## What to do
Copy everything in the data below exactly except the pictures.

## Data section
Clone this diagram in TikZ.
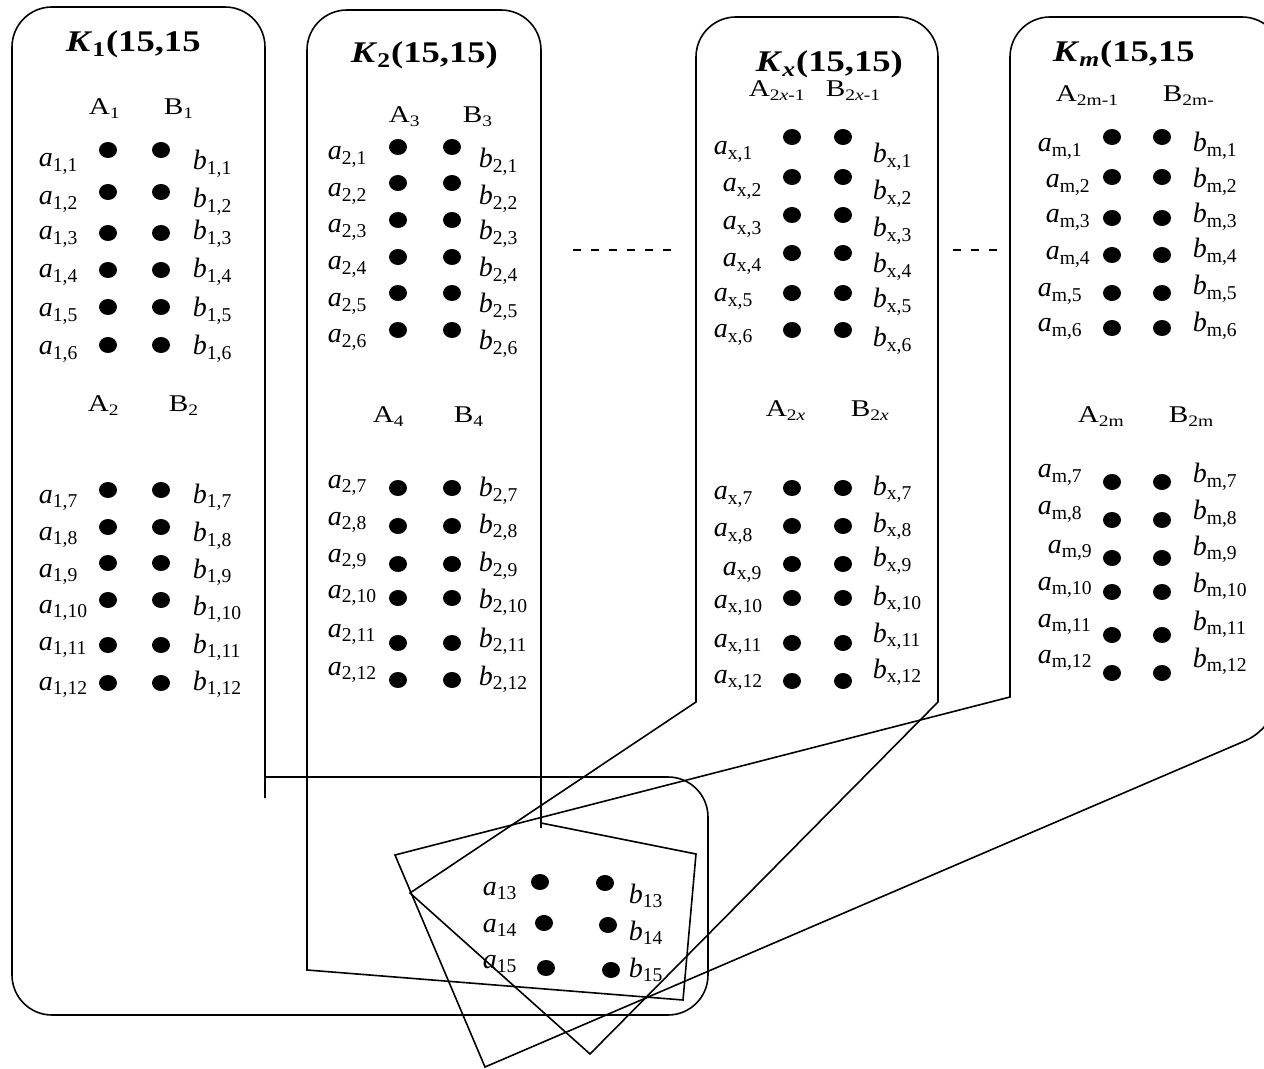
\documentclass[tikz,border=0pt]{standalone}
\usepackage{fontspec}
\setmainfont{Liberation Serif}
\newfontfamily\widefont[FakeStretch=1.22]{Liberation Serif}
\usetikzlibrary{shapes.geometric}
\tikzset{
	vtx/.style={ellipse,fill,inner sep=0pt,minimum width=9pt,minimum height=8pt},
	lbl/.style={anchor=base west,inner sep=0pt,font=\fontsize{14}{16}\selectfont},
	hdr/.style={anchor=base west,inner sep=0pt,font=\widefont\fontsize{12}{14}\selectfont},
	ttl/.style={anchor=base west,inner sep=0pt,font=\widefont\fontsize{15}{18}\selectfont\bfseries},
	gap/.style={dash pattern=on 4pt off 5pt},
}
\newcommand{\vxa}[1]{\textit{a}\textsubscript{#1}}
\newcommand{\vxb}[1]{\textit{b}\textsubscript{#1}}

\begin{document}
\begin{tikzpicture}[x=0.5pt,y=-0.5pt,line width=0.8pt]
	\useasboundingbox (0,0) rectangle (1264,1069);
		% outlines of the four blocks
		\draw[rounded corners=20pt] (265,798) -- (265,7) -- (12,7) -- (12,1015) -- (708,1015) -- (708,777) -- (265,777);
		\draw[rounded corners=20pt] (541,828) -- (541,10) -- (307,10) -- (307,500) [sharp corners] -- (307,970) -- (683,1000) -- (696,854) -- (541,823);
		\draw[rounded corners=20pt] (696,400) -- (696,17) -- (938,17) -- (938,400) [sharp corners] -- (938,702) -- (590,1054) -- (410,893) -- (696,702) -- cycle;
		\draw[rounded corners=20pt] (1010,400) -- (1010,17) -- (1282,17) -- (1282,725) -- (883.5,896) [sharp corners] -- (485,1067) -- (395,855) -- (1010,697) -- cycle;
		\draw[gap] (573,250) -- (675,250);
		\draw[gap] (953,250) -- (999,250);
		% titles
		\node[ttl] at (65,52) (T1) {\textit{K}\textsubscript{1}(15,15};
		\node[ttl] at (350,63) (T2) {\textit{K}\textsubscript{2}(15,15)};
		\node[ttl] at (755,72) (Tx) {\textit{K}\textsubscript{\textit{x}}(15,15)};
		\node[ttl] at (1052,62) (Tm) {\textit{K}\textsubscript{\textit{m}}(15,15};
		% A and B headers
		\node[hdr] at (88,115) (A1) {A\textsubscript{1}};
		\node[hdr] at (163,115) (B1) {B\textsubscript{1}};
		\node[hdr] at (87,412) (A2) {A\textsubscript{2}};
		\node[hdr] at (168,412) (B2) {B\textsubscript{2}};
		\node[hdr] at (388,123) (A3) {A\textsubscript{3}};
		\node[hdr] at (462,123) (B3) {B\textsubscript{3}};
		\node[hdr] at (372,423) (A4) {A\textsubscript{4}};
		\node[hdr] at (453,423) (B4) {B\textsubscript{4}};
		\node[hdr] at (748,97) (Ax1) {A\textsubscript{2\textit{x}-1}};
		\node[hdr] at (825,97) (Bx1) {B\textsubscript{2\textit{x}-1}};
		\node[hdr] at (765,417) (Ax2) {A\textsubscript{2\textit{x}}};
		\node[hdr] at (850,417) (Bx2) {B\textsubscript{2\textit{x}}};
		\node[hdr] at (1055,102) (Am1) {A\textsubscript{2m-1}};
		\node[hdr] at (1162,102) (Bm1) {B\textsubscript{2m-}};
		\node[hdr] at (1077,423) (Am2) {A\textsubscript{2m}};
		\node[hdr] at (1168,423) (Bm2) {B\textsubscript{2m}};
		% block 1
		\foreach \r/\y/\ya/\yb in {1/150/167/170, 2/192/205/208, 3/233/240/240, 4/270/278/278, 5/307/317/317, 6/345/355/355,
				7/490/503/503, 8/527/540/542, 9/563/577/578, 10/600/613/615, 11/645/650/653, 12/683/690/690}{
			\node[vtx] at (108,\y) (a1\r) {};
			\node[vtx] at (161,\y) (b1\r) {};
			\node[lbl] at (38,\ya) (la1\r) {\vxa{1,\r}};
			\node[lbl] at (192,\yb) (lb1\r) {\vxb{1,\r}};
		}
		% block 2
		\foreach \r/\y/\ya/\yb in {1/147/160/168, 2/183/197/205, 3/220/233/240, 4/257/270/277, 5/293/307/313, 6/330/343/350,
				7/488/488/497, 8/526/525/533, 9/564/562/572, 10/598/598/608, 11/643/637/647, 12/680/675/685}{
			\node[vtx] at (398,\y) (a2\r) {};
			\node[vtx] at (452,\y) (b2\r) {};
			\node[lbl] at (327,\ya) (la2\r) {\vxa{2,\r}};
			\node[lbl] at (478,\yb) (lb2\r) {\vxb{2,\r}};
		}
		% block x
		\foreach \r/\y/\xl/\ya/\yb in {1/137/713/155/163, 2/177/722/192/200, 3/215/722/230/237, 4/253/722/267/273, 5/293/713/302/308, 6/330/713/338/347,
				7/488/713/500/495, 8/526/713/537/532, 9/564/722/575/567, 10/598/713/608/605, 11/643/713/647/642, 12/681/713/683/678}{
			\node[vtx] at (792,\y) (ax\r) {};
			\node[vtx] at (843,\y) (bx\r) {};
			\node[lbl] at (\xl,\ya) (lax\r) {\vxa{x,\r}};
			\node[lbl] at (872,\yb) (lbx\r) {\vxb{x,\r}};
		}
		% block m
		\foreach \r/\y/\xl/\ya/\yb in {1/137/1037/152/152, 2/177/1045/188/188, 3/218/1045/223/223, 4/255/1045/260/258, 5/293/1037/297/295, 6/328/1037/332/332,
				7/482/1037/478/483, 8/520/1037/515/520, 9/558/1047/553/555, 10/592/1037/590/592, 11/635/1037/627/630, 12/673/1037/663/667}{
			\node[vtx] at (1112,\y) (am\r) {};
			\node[vtx] at (1162,\y) (bm\r) {};
			\node[lbl] at (\xl,\ya) (lam\r) {\vxa{m,\r}};
			\node[lbl] at (1192,\yb) (lbm\r) {\vxb{m,\r}};
		}
		% shared vertices
		\foreach \r/\xa/\ya/\xb/\yb/\ta/\tb in {13/540/882/605/883/895/903, 14/544/923/608/925/932/940, 15/546/968/611/970/968/977}{
			\node[vtx] at (\xa,\ya) (a\r) {};
			\node[vtx] at (\xb,\yb) (b\r) {};
			\node[lbl] at (482,\ta) (la\r) {\vxa{\r}};
			\node[lbl] at (628,\tb) (lb\r) {\vxb{\r}};
		}
	\end{tikzpicture}
\end{document}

## Result of this exercise
Clone this diagram in TikZ.
\documentclass[tikz,border=0pt]{standalone}
\usepackage{fontspec}
\setmainfont{Liberation Serif}
\newfontfamily\widefont[FakeStretch=1.22]{Liberation Serif}
\usetikzlibrary{shapes.geometric}
\tikzset{
	vtx/.style={ellipse,fill,inner sep=0pt,minimum width=9pt,minimum height=8pt},
	lbl/.style={anchor=base west,inner sep=0pt,font=\fontsize{14}{16}\selectfont},
	hdr/.style={anchor=base west,inner sep=0pt,font=\widefont\fontsize{12}{14}\selectfont},
	ttl/.style={anchor=base west,inner sep=0pt,font=\widefont\fontsize{15}{18}\selectfont\bfseries},
	gap/.style={dash pattern=on 4pt off 5pt},
}
\newcommand{\vxa}[1]{\textit{a}\textsubscript{#1}}
\newcommand{\vxb}[1]{\textit{b}\textsubscript{#1}}

\begin{document}
\begin{tikzpicture}[x=0.5pt,y=-0.5pt,line width=0.8pt]
	\useasboundingbox (0,0) rectangle (1264,1069);
		% outlines of the four blocks
		\draw[rounded corners=20pt] (265,798) -- (265,7) -- (12,7) -- (12,1015) -- (708,1015) -- (708,777) -- (265,777);
		\draw[rounded corners=20pt] (541,828) -- (541,10) -- (307,10) -- (307,500) [sharp corners] -- (307,970) -- (683,1000) -- (696,854) -- (541,823);
		\draw[rounded corners=20pt] (696,400) -- (696,17) -- (938,17) -- (938,400) [sharp corners] -- (938,702) -- (590,1054) -- (410,893) -- (696,702) -- cycle;
		\draw[rounded corners=20pt] (1010,400) -- (1010,17) -- (1282,17) -- (1282,725) -- (883.5,896) [sharp corners] -- (485,1067) -- (395,855) -- (1010,697) -- cycle;
		\draw[gap] (573,250) -- (675,250);
		\draw[gap] (953,250) -- (999,250);
		% titles
		\node[ttl] at (65,52) (T1) {\textit{K}\textsubscript{1}(15,15};
		\node[ttl] at (350,63) (T2) {\textit{K}\textsubscript{2}(15,15)};
		\node[ttl] at (755,72) (Tx) {\textit{K}\textsubscript{\textit{x}}(15,15)};
		\node[ttl] at (1052,62) (Tm) {\textit{K}\textsubscript{\textit{m}}(15,15};
		% A and B headers
		\node[hdr] at (88,115) (A1) {A\textsubscript{1}};
		\node[hdr] at (163,115) (B1) {B\textsubscript{1}};
		\node[hdr] at (87,412) (A2) {A\textsubscript{2}};
		\node[hdr] at (168,412) (B2) {B\textsubscript{2}};
		\node[hdr] at (388,123) (A3) {A\textsubscript{3}};
		\node[hdr] at (462,123) (B3) {B\textsubscript{3}};
		\node[hdr] at (372,423) (A4) {A\textsubscript{4}};
		\node[hdr] at (453,423) (B4) {B\textsubscript{4}};
		\node[hdr] at (748,97) (Ax1) {A\textsubscript{2\textit{x}-1}};
		\node[hdr] at (825,97) (Bx1) {B\textsubscript{2\textit{x}-1}};
		\node[hdr] at (765,417) (Ax2) {A\textsubscript{2\textit{x}}};
		\node[hdr] at (850,417) (Bx2) {B\textsubscript{2\textit{x}}};
		\node[hdr] at (1055,102) (Am1) {A\textsubscript{2m-1}};
		\node[hdr] at (1162,102) (Bm1) {B\textsubscript{2m-}};
		\node[hdr] at (1077,423) (Am2) {A\textsubscript{2m}};
		\node[hdr] at (1168,423) (Bm2) {B\textsubscript{2m}};
		% block 1
		\foreach \r/\y/\ya/\yb in {1/150/167/170, 2/192/205/208, 3/233/240/240, 4/270/278/278, 5/307/317/317, 6/345/355/355,
				7/490/503/503, 8/527/540/542, 9/563/577/578, 10/600/613/615, 11/645/650/653, 12/683/690/690}{
			\node[vtx] at (108,\y) (a1\r) {};
			\node[vtx] at (161,\y) (b1\r) {};
			\node[lbl] at (38,\ya) (la1\r) {\vxa{1,\r}};
			\node[lbl] at (192,\yb) (lb1\r) {\vxb{1,\r}};
		}
		% block 2
		\foreach \r/\y/\ya/\yb in {1/147/160/168, 2/183/197/205, 3/220/233/240, 4/257/270/277, 5/293/307/313, 6/330/343/350,
				7/488/488/497, 8/526/525/533, 9/564/562/572, 10/598/598/608, 11/643/637/647, 12/680/675/685}{
			\node[vtx] at (398,\y) (a2\r) {};
			\node[vtx] at (452,\y) (b2\r) {};
			\node[lbl] at (327,\ya) (la2\r) {\vxa{2,\r}};
			\node[lbl] at (478,\yb) (lb2\r) {\vxb{2,\r}};
		}
		% block x
		\foreach \r/\y/\xl/\ya/\yb in {1/137/713/155/163, 2/177/722/192/200, 3/215/722/230/237, 4/253/722/267/273, 5/293/713/302/308, 6/330/713/338/347,
				7/488/713/500/495, 8/526/713/537/532, 9/564/722/575/567, 10/598/713/608/605, 11/643/713/647/642, 12/681/713/683/678}{
			\node[vtx] at (792,\y) (ax\r) {};
			\node[vtx] at (843,\y) (bx\r) {};
			\node[lbl] at (\xl,\ya) (lax\r) {\vxa{x,\r}};
			\node[lbl] at (872,\yb) (lbx\r) {\vxb{x,\r}};
		}
		% block m
		\foreach \r/\y/\xl/\ya/\yb in {1/137/1037/152/152, 2/177/1045/188/188, 3/218/1045/223/223, 4/255/1045/260/258, 5/293/1037/297/295, 6/328/1037/332/332,
				7/482/1037/478/483, 8/520/1037/515/520, 9/558/1047/553/555, 10/592/1037/590/592, 11/635/1037/627/630, 12/673/1037/663/667}{
			\node[vtx] at (1112,\y) (am\r) {};
			\node[vtx] at (1162,\y) (bm\r) {};
			\node[lbl] at (\xl,\ya) (lam\r) {\vxa{m,\r}};
			\node[lbl] at (1192,\yb) (lbm\r) {\vxb{m,\r}};
		}
		% shared vertices
		\foreach \r/\xa/\ya/\xb/\yb/\ta/\tb in {13/540/882/605/883/895/903, 14/544/923/608/925/932/940, 15/546/968/611/970/968/977}{
			\node[vtx] at (\xa,\ya) (a\r) {};
			\node[vtx] at (\xb,\yb) (b\r) {};
			\node[lbl] at (482,\ta) (la\r) {\vxa{\r}};
			\node[lbl] at (628,\tb) (lb\r) {\vxb{\r}};
		}
	\end{tikzpicture}
\end{document}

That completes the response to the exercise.